Mavrodaphni is initially vinified in large vats exposed to the sun. Once the wine reaches a certain level of maturity, fermentation is stopped by adding distillate prepared from previous vintages. Then the Mavrodaphni distillate and the wine, still containing residual sugar, is transferred to the underground cellars to complete its maturation. There it is "educated" by contact with older wine using the solera method of serial blending. Once aged, the wine is bottled and sold as a dessert wine under the Mavrodaphni Protected designation of origin, with prolonged cask aging and solera-style maturation characteristic of the traditional fortified style; by contrast, dry, unfortified Mavrodaphne wines are produced using different vinification methods.

==Wine==
Mavrodaphni is a dark, almost opaque wine with a dark purple reflected color and a purple-brown transmitted color.

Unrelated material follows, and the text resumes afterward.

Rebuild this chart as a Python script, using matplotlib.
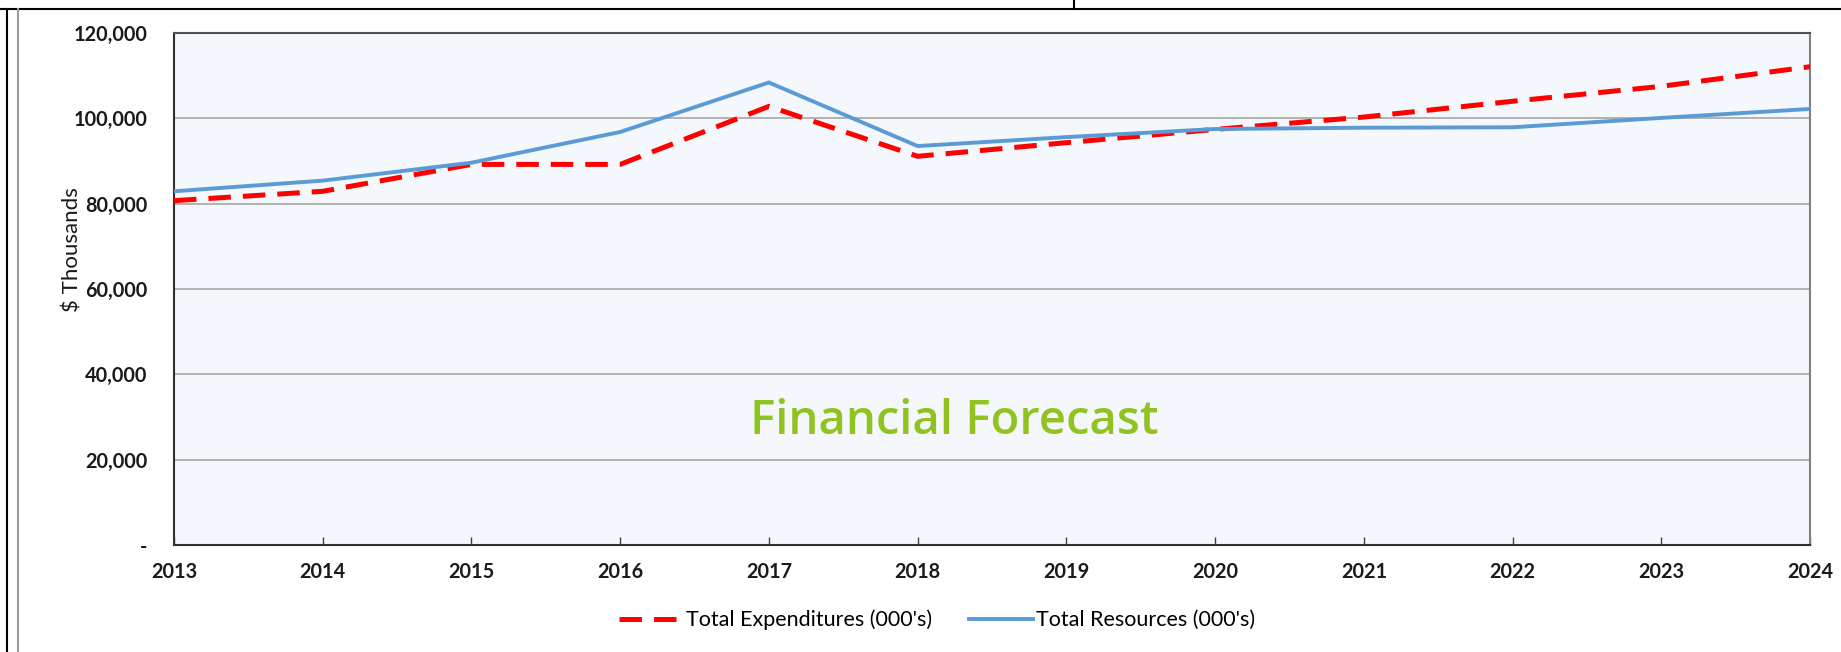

It presents aromas and flavors of caramel, chocolate, coffee, raisins and plums. Other tasting coverage also mentioned fig, spice, nutty and herbal tones, and in some cases cedar or tobacco aromas.

==History==
Mavrodaphne literally means "black laurel". The name was chosen by Gustav Clauss, the founder of the Achaia Clauss winery, because of the berries' resemblance to those of the laurel, though there are various stories about a lover, fiancée, or wife named Daphne, who had black eyes or who died.